» Prompt
Starting from the top of the material, restate each line exactly until the line that contains "import pandas as pd", which is also copied. Pictures are excluded.

※

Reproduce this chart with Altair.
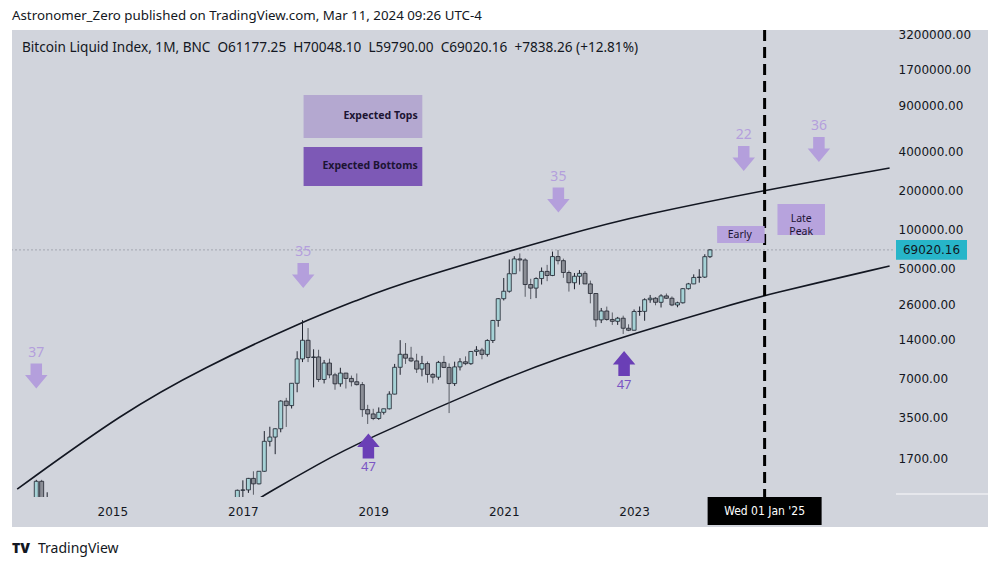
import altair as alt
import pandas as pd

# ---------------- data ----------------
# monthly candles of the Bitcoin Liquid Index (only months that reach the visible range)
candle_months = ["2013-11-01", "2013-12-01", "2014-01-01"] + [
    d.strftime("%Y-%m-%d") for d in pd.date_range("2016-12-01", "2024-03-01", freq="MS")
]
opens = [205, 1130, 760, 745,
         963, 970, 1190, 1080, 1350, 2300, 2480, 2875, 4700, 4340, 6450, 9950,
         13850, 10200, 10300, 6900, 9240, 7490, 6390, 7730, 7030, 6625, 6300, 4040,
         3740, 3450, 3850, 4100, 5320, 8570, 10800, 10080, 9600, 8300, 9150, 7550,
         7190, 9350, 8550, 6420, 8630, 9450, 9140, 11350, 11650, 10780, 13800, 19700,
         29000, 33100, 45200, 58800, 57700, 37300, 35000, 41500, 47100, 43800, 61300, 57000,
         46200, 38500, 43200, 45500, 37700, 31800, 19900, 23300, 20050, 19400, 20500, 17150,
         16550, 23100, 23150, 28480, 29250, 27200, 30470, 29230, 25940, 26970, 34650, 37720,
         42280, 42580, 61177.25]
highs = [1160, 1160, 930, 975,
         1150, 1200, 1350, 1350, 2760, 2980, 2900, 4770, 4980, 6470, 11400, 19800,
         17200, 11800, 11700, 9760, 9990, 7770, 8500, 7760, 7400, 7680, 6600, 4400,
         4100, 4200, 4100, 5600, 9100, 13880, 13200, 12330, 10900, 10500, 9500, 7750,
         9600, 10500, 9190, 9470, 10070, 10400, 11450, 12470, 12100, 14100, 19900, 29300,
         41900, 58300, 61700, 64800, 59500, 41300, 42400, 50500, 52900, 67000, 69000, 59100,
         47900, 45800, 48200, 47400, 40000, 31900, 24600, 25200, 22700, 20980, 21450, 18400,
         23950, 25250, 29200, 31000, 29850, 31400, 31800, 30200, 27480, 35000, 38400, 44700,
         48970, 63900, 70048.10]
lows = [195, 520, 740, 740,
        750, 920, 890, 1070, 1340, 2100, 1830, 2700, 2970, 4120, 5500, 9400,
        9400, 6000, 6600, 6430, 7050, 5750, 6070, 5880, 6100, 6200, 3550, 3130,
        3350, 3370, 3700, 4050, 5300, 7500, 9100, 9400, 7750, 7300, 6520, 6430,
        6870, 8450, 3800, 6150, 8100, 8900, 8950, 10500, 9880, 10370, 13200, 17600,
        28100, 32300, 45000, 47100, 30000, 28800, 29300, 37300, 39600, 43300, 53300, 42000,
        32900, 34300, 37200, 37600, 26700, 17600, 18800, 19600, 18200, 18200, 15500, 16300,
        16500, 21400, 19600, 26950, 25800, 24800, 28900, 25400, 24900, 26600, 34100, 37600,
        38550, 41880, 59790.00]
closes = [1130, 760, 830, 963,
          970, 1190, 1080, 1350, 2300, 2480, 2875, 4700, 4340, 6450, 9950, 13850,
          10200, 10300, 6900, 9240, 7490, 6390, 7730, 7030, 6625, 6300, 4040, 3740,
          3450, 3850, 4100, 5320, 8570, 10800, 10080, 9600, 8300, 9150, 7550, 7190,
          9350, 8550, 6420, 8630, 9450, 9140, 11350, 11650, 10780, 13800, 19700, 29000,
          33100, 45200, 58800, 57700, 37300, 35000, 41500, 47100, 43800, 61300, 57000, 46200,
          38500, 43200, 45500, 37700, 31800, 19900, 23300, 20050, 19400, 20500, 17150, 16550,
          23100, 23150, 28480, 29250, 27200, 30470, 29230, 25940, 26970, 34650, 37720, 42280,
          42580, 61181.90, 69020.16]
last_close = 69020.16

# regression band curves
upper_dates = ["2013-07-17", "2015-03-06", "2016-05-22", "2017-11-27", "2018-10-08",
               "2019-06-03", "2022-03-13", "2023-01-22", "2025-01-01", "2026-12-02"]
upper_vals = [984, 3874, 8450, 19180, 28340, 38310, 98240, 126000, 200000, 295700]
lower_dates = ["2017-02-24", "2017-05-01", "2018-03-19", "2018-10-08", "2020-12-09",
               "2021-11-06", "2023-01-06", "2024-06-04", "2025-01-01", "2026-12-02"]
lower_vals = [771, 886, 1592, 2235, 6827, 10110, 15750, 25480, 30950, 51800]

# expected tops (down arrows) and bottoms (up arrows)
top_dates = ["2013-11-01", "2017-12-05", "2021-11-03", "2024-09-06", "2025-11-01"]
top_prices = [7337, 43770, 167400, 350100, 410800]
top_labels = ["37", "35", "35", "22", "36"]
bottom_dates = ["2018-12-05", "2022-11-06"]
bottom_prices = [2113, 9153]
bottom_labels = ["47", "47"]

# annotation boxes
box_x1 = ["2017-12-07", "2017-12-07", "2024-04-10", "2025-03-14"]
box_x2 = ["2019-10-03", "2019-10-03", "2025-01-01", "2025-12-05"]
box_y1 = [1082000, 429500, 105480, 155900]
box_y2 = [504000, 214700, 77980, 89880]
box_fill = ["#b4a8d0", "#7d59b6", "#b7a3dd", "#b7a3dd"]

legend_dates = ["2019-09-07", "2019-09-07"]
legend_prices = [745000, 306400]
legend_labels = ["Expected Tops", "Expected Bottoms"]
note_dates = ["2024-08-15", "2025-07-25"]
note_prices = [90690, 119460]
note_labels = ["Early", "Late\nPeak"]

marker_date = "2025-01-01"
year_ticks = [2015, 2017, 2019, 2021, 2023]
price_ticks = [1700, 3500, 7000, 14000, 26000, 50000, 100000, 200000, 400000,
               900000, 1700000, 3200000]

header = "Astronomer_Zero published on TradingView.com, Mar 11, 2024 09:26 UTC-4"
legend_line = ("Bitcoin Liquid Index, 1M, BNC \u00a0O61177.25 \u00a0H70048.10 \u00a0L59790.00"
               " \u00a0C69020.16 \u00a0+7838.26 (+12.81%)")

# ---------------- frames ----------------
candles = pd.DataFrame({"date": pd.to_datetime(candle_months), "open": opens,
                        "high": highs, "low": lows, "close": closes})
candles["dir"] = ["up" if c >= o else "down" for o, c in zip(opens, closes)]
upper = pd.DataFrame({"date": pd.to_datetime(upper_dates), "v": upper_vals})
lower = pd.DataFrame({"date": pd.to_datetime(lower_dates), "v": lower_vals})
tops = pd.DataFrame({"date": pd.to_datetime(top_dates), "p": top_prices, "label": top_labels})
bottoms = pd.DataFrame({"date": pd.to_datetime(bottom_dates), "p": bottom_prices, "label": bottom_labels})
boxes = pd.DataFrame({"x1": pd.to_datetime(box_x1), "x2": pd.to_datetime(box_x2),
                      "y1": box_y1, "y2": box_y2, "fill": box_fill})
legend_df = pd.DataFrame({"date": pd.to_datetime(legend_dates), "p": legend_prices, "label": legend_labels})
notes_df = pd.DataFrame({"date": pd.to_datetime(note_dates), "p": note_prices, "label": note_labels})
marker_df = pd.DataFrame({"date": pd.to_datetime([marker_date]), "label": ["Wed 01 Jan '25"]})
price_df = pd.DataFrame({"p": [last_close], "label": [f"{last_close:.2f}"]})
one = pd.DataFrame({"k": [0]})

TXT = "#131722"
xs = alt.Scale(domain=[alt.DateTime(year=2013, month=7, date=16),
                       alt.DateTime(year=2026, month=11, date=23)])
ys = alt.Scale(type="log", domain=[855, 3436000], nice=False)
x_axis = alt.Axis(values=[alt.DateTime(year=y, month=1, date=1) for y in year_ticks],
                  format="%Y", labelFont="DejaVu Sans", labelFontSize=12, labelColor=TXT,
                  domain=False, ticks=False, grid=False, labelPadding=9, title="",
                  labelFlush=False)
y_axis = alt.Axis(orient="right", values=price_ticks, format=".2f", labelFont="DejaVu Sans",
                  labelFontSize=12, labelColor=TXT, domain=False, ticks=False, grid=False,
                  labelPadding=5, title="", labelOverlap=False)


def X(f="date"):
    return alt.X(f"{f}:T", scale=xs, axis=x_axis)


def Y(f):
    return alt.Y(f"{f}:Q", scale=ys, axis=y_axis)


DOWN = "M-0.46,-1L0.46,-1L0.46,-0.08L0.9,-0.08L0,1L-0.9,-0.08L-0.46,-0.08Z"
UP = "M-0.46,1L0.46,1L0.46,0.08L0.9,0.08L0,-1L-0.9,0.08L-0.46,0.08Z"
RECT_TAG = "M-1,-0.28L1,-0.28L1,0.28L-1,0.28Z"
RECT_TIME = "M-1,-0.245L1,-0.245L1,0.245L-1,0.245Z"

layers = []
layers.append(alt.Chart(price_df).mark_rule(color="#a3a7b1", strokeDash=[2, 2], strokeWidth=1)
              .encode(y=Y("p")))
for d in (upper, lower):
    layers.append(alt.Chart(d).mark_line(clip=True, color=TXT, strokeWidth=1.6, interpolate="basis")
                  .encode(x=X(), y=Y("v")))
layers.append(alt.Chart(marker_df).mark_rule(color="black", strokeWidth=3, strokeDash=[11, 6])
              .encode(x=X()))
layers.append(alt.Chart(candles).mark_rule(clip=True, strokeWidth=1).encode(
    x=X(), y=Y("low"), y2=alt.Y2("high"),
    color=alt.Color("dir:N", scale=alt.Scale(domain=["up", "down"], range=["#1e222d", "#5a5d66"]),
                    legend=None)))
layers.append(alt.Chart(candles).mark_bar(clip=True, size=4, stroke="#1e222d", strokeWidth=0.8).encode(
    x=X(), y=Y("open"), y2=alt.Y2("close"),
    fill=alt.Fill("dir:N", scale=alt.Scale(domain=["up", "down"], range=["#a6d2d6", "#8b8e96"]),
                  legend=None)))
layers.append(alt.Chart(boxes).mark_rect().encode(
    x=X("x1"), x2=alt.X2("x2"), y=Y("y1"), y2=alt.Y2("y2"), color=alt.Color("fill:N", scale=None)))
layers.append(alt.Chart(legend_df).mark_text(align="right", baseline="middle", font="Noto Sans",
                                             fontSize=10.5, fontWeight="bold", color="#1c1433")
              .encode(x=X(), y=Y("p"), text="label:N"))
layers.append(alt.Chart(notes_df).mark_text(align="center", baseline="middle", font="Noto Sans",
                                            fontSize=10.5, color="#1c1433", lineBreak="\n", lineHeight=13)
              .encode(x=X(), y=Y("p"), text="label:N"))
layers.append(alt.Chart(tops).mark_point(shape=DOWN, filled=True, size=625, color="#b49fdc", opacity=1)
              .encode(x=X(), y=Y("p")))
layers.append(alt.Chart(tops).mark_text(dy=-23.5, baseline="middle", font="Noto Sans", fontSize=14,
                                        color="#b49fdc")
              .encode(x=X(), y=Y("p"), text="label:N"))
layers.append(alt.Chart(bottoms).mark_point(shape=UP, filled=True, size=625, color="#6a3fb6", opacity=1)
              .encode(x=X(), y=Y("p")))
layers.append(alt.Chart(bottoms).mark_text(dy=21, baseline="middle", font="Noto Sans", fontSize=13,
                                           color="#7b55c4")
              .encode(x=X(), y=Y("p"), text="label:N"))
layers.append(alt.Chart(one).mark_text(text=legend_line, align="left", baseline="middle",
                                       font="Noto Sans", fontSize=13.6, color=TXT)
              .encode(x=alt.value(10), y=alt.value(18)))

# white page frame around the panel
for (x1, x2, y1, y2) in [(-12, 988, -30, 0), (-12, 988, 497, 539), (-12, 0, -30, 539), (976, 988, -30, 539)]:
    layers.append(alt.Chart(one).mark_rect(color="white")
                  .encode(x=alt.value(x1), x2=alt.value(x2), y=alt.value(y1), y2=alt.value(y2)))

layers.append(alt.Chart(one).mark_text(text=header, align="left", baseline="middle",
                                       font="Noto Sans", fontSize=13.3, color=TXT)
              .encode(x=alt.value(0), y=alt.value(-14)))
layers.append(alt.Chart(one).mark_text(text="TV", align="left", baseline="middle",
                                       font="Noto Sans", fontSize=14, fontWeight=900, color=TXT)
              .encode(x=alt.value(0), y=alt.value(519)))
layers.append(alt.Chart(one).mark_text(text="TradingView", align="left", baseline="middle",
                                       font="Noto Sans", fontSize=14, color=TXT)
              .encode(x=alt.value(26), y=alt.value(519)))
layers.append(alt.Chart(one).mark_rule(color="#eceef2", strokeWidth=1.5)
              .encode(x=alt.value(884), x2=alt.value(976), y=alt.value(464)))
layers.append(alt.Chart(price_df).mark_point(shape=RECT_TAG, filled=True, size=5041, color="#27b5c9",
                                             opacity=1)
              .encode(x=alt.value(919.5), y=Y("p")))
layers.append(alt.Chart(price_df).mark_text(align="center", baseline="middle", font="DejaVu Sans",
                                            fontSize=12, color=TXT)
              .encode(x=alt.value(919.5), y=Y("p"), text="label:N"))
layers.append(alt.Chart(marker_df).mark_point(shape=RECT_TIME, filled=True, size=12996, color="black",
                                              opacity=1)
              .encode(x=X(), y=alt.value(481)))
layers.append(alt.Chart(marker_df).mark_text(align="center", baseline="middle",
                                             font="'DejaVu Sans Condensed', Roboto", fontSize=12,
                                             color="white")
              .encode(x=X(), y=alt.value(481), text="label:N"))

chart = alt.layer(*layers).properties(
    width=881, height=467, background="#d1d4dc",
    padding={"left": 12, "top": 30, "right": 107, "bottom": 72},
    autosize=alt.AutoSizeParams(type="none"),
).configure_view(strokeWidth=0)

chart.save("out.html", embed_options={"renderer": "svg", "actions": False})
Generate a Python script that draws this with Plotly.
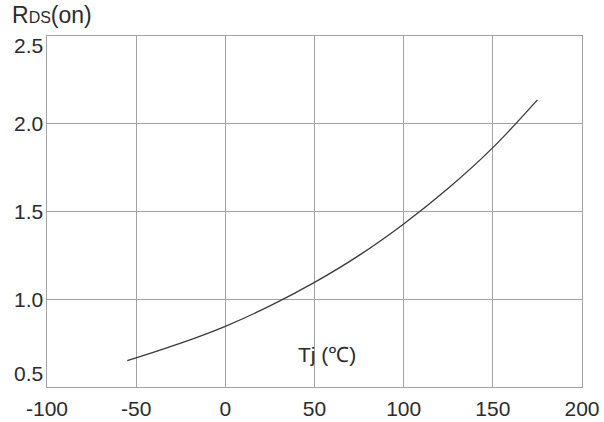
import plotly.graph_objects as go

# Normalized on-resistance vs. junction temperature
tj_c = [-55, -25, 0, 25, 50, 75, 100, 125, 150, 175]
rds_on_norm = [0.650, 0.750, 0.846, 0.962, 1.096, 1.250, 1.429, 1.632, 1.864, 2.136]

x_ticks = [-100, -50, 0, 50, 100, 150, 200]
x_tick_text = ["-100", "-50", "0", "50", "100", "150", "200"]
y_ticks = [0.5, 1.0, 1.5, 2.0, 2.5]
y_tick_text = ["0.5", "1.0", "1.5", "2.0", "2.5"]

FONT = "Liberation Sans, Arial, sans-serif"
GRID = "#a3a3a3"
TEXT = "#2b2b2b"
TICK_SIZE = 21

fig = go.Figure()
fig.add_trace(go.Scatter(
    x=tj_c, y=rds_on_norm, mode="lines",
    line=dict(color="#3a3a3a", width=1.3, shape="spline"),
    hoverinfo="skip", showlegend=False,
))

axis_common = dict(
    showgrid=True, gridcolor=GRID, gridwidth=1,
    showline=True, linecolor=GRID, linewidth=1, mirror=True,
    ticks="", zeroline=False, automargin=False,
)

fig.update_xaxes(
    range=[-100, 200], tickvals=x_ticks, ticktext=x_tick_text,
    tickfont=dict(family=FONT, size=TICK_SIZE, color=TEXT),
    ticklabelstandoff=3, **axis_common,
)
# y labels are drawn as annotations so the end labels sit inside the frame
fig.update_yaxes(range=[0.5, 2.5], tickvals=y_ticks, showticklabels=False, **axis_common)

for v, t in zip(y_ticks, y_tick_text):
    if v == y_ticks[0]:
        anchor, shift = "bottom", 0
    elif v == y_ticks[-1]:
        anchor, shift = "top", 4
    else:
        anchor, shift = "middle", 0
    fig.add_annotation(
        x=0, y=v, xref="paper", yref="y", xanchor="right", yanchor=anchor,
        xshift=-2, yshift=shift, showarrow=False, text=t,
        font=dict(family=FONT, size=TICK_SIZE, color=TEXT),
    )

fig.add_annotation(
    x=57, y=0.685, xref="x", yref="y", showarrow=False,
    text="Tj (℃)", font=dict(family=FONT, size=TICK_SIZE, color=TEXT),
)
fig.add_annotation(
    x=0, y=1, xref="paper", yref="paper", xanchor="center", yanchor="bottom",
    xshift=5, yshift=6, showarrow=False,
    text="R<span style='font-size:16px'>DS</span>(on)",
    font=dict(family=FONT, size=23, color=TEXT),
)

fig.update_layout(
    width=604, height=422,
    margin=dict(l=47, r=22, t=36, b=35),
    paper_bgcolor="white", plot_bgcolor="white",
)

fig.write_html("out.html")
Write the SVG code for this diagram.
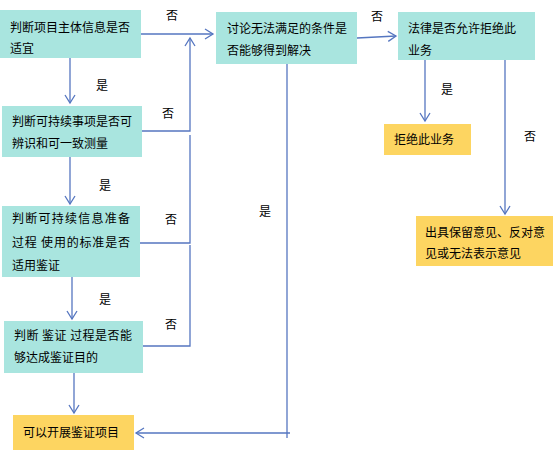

※

» The answer
Reproduce this chart with Altair.
import altair as alt
import pandas as pd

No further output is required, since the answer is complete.